— begin —
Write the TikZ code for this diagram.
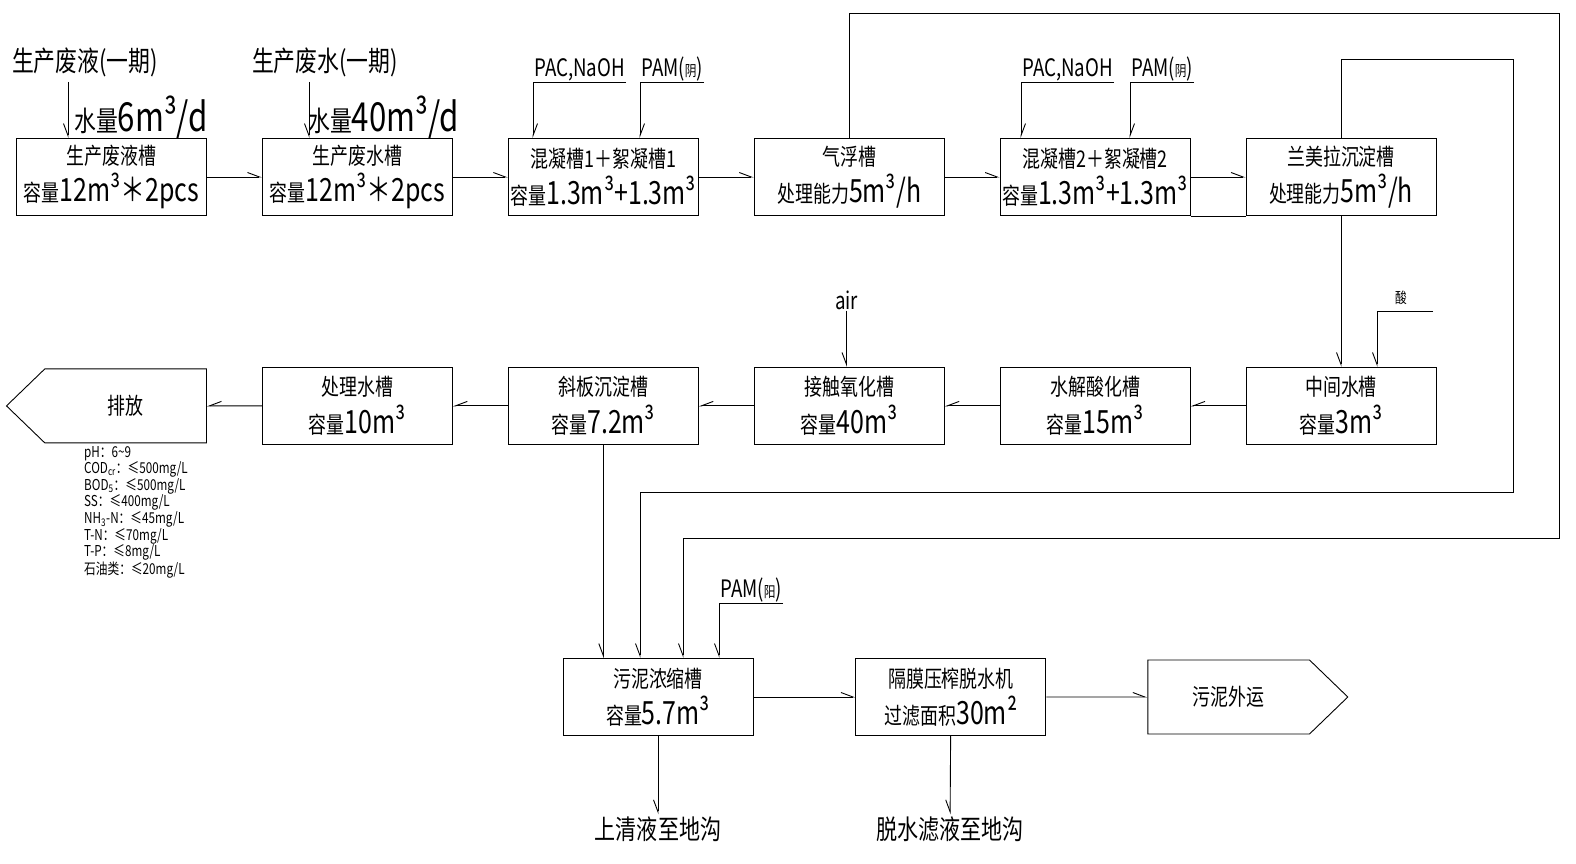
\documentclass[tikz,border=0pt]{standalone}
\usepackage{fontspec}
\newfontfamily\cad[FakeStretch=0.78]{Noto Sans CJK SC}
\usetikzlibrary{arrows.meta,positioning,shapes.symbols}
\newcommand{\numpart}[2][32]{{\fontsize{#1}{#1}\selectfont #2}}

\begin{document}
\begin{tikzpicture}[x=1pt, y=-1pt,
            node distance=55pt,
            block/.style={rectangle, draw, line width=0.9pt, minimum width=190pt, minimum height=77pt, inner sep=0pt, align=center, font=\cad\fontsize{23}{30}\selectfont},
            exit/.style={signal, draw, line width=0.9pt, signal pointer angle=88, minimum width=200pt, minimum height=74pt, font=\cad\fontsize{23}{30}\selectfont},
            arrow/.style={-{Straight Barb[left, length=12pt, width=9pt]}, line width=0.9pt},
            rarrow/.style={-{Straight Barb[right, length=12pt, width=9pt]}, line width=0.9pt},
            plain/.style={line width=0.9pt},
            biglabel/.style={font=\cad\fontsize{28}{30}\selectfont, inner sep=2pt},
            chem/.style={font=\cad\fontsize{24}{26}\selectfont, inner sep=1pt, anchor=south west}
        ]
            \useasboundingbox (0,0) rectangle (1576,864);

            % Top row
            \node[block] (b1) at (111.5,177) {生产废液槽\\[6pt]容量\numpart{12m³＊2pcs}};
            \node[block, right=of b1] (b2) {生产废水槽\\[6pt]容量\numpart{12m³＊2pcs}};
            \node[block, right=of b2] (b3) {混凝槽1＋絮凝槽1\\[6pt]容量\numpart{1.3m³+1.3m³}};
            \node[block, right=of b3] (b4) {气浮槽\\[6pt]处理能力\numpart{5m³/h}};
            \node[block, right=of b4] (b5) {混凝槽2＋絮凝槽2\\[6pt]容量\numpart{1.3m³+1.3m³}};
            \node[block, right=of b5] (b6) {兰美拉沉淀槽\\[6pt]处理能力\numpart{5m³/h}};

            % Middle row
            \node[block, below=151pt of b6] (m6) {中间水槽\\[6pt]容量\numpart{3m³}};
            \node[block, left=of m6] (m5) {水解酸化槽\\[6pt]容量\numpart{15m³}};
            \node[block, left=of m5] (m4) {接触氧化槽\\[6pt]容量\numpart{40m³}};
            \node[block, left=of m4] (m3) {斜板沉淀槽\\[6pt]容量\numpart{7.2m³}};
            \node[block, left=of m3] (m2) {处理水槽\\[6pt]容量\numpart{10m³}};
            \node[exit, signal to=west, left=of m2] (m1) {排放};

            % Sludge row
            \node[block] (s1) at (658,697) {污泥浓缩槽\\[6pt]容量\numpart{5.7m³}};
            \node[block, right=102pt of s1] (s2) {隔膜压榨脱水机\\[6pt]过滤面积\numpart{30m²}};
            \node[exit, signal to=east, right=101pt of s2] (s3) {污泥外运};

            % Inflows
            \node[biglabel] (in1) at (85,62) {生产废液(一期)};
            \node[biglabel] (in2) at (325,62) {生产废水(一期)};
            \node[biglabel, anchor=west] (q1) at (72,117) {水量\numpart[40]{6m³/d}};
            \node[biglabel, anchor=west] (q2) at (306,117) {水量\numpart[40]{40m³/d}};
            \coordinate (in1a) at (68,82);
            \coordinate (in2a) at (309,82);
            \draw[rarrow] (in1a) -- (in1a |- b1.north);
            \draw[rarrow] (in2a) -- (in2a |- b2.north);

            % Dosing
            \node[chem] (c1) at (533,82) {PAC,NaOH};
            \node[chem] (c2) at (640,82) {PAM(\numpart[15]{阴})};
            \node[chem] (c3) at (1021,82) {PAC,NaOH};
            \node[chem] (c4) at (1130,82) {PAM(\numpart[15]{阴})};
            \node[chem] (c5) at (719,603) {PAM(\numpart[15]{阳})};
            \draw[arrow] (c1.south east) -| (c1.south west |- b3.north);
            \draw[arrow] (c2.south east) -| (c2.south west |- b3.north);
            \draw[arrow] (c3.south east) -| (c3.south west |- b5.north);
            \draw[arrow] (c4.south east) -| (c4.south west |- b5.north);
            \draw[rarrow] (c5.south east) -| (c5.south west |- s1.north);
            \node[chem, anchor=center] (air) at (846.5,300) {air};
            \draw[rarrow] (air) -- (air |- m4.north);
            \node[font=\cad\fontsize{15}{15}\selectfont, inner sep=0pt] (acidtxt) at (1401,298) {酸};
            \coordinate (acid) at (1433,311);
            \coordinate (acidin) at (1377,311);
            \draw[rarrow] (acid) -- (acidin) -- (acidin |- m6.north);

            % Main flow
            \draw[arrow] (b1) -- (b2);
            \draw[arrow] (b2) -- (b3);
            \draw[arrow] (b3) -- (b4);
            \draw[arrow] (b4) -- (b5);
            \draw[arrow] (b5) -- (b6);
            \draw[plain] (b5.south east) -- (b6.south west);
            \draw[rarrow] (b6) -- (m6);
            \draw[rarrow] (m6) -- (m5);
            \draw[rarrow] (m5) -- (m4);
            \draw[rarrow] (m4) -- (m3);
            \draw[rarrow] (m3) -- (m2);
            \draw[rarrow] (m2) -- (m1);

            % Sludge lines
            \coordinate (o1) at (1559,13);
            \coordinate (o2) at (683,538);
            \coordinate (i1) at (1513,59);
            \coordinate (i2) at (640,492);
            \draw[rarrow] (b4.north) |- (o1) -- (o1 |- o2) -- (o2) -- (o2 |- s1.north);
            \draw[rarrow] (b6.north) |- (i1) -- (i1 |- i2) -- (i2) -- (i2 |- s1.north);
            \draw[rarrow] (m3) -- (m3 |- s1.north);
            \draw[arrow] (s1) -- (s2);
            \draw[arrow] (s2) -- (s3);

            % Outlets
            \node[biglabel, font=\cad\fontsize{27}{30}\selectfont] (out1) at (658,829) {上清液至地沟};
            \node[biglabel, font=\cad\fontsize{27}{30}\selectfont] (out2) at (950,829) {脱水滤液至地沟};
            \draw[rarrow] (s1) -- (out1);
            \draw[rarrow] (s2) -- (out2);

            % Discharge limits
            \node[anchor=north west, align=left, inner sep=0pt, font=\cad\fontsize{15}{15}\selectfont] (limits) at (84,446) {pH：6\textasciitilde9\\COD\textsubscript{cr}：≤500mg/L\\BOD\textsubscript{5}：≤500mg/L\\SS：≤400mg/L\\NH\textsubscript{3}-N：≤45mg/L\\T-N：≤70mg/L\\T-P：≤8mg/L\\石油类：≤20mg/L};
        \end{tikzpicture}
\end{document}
— end —
Return the listing above unchanged, apart from dropping its pictures.

[Answer to the task]
Write the TikZ code for this diagram.
\documentclass[tikz,border=0pt]{standalone}
\usepackage{fontspec}
\newfontfamily\cad[FakeStretch=0.78]{Noto Sans CJK SC}
\usetikzlibrary{arrows.meta,positioning,shapes.symbols}
\newcommand{\numpart}[2][32]{{\fontsize{#1}{#1}\selectfont #2}}

\begin{document}
\begin{tikzpicture}[x=1pt, y=-1pt,
            node distance=55pt,
            block/.style={rectangle, draw, line width=0.9pt, minimum width=190pt, minimum height=77pt, inner sep=0pt, align=center, font=\cad\fontsize{23}{30}\selectfont},
            exit/.style={signal, draw, line width=0.9pt, signal pointer angle=88, minimum width=200pt, minimum height=74pt, font=\cad\fontsize{23}{30}\selectfont},
            arrow/.style={-{Straight Barb[left, length=12pt, width=9pt]}, line width=0.9pt},
            rarrow/.style={-{Straight Barb[right, length=12pt, width=9pt]}, line width=0.9pt},
            plain/.style={line width=0.9pt},
            biglabel/.style={font=\cad\fontsize{28}{30}\selectfont, inner sep=2pt},
            chem/.style={font=\cad\fontsize{24}{26}\selectfont, inner sep=1pt, anchor=south west}
        ]
            \useasboundingbox (0,0) rectangle (1576,864);

            % Top row
            \node[block] (b1) at (111.5,177) {生产废液槽\\[6pt]容量\numpart{12m³＊2pcs}};
            \node[block, right=of b1] (b2) {生产废水槽\\[6pt]容量\numpart{12m³＊2pcs}};
            \node[block, right=of b2] (b3) {混凝槽1＋絮凝槽1\\[6pt]容量\numpart{1.3m³+1.3m³}};
            \node[block, right=of b3] (b4) {气浮槽\\[6pt]处理能力\numpart{5m³/h}};
            \node[block, right=of b4] (b5) {混凝槽2＋絮凝槽2\\[6pt]容量\numpart{1.3m³+1.3m³}};
            \node[block, right=of b5] (b6) {兰美拉沉淀槽\\[6pt]处理能力\numpart{5m³/h}};

            % Middle row
            \node[block, below=151pt of b6] (m6) {中间水槽\\[6pt]容量\numpart{3m³}};
            \node[block, left=of m6] (m5) {水解酸化槽\\[6pt]容量\numpart{15m³}};
            \node[block, left=of m5] (m4) {接触氧化槽\\[6pt]容量\numpart{40m³}};
            \node[block, left=of m4] (m3) {斜板沉淀槽\\[6pt]容量\numpart{7.2m³}};
            \node[block, left=of m3] (m2) {处理水槽\\[6pt]容量\numpart{10m³}};
            \node[exit, signal to=west, left=of m2] (m1) {排放};

            % Sludge row
            \node[block] (s1) at (658,697) {污泥浓缩槽\\[6pt]容量\numpart{5.7m³}};
            \node[block, right=102pt of s1] (s2) {隔膜压榨脱水机\\[6pt]过滤面积\numpart{30m²}};
            \node[exit, signal to=east, right=101pt of s2] (s3) {污泥外运};

            % Inflows
            \node[biglabel] (in1) at (85,62) {生产废液(一期)};
            \node[biglabel] (in2) at (325,62) {生产废水(一期)};
            \node[biglabel, anchor=west] (q1) at (72,117) {水量\numpart[40]{6m³/d}};
            \node[biglabel, anchor=west] (q2) at (306,117) {水量\numpart[40]{40m³/d}};
            \coordinate (in1a) at (68,82);
            \coordinate (in2a) at (309,82);
            \draw[rarrow] (in1a) -- (in1a |- b1.north);
            \draw[rarrow] (in2a) -- (in2a |- b2.north);

            % Dosing
            \node[chem] (c1) at (533,82) {PAC,NaOH};
            \node[chem] (c2) at (640,82) {PAM(\numpart[15]{阴})};
            \node[chem] (c3) at (1021,82) {PAC,NaOH};
            \node[chem] (c4) at (1130,82) {PAM(\numpart[15]{阴})};
            \node[chem] (c5) at (719,603) {PAM(\numpart[15]{阳})};
            \draw[arrow] (c1.south east) -| (c1.south west |- b3.north);
            \draw[arrow] (c2.south east) -| (c2.south west |- b3.north);
            \draw[arrow] (c3.south east) -| (c3.south west |- b5.north);
            \draw[arrow] (c4.south east) -| (c4.south west |- b5.north);
            \draw[rarrow] (c5.south east) -| (c5.south west |- s1.north);
            \node[chem, anchor=center] (air) at (846.5,300) {air};
            \draw[rarrow] (air) -- (air |- m4.north);
            \node[font=\cad\fontsize{15}{15}\selectfont, inner sep=0pt] (acidtxt) at (1401,298) {酸};
            \coordinate (acid) at (1433,311);
            \coordinate (acidin) at (1377,311);
            \draw[rarrow] (acid) -- (acidin) -- (acidin |- m6.north);

            % Main flow
            \draw[arrow] (b1) -- (b2);
            \draw[arrow] (b2) -- (b3);
            \draw[arrow] (b3) -- (b4);
            \draw[arrow] (b4) -- (b5);
            \draw[arrow] (b5) -- (b6);
            \draw[plain] (b5.south east) -- (b6.south west);
            \draw[rarrow] (b6) -- (m6);
            \draw[rarrow] (m6) -- (m5);
            \draw[rarrow] (m5) -- (m4);
            \draw[rarrow] (m4) -- (m3);
            \draw[rarrow] (m3) -- (m2);
            \draw[rarrow] (m2) -- (m1);

            % Sludge lines
            \coordinate (o1) at (1559,13);
            \coordinate (o2) at (683,538);
            \coordinate (i1) at (1513,59);
            \coordinate (i2) at (640,492);
            \draw[rarrow] (b4.north) |- (o1) -- (o1 |- o2) -- (o2) -- (o2 |- s1.north);
            \draw[rarrow] (b6.north) |- (i1) -- (i1 |- i2) -- (i2) -- (i2 |- s1.north);
            \draw[rarrow] (m3) -- (m3 |- s1.north);
            \draw[arrow] (s1) -- (s2);
            \draw[arrow] (s2) -- (s3);

            % Outlets
            \node[biglabel, font=\cad\fontsize{27}{30}\selectfont] (out1) at (658,829) {上清液至地沟};
            \node[biglabel, font=\cad\fontsize{27}{30}\selectfont] (out2) at (950,829) {脱水滤液至地沟};
            \draw[rarrow] (s1) -- (out1);
            \draw[rarrow] (s2) -- (out2);

            % Discharge limits
            \node[anchor=north west, align=left, inner sep=0pt, font=\cad\fontsize{15}{15}\selectfont] (limits) at (84,446) {pH：6\textasciitilde9\\COD\textsubscript{cr}：≤500mg/L\\BOD\textsubscript{5}：≤500mg/L\\SS：≤400mg/L\\NH\textsubscript{3}-N：≤45mg/L\\T-N：≤70mg/L\\T-P：≤8mg/L\\石油类：≤20mg/L};
        \end{tikzpicture}
\end{document}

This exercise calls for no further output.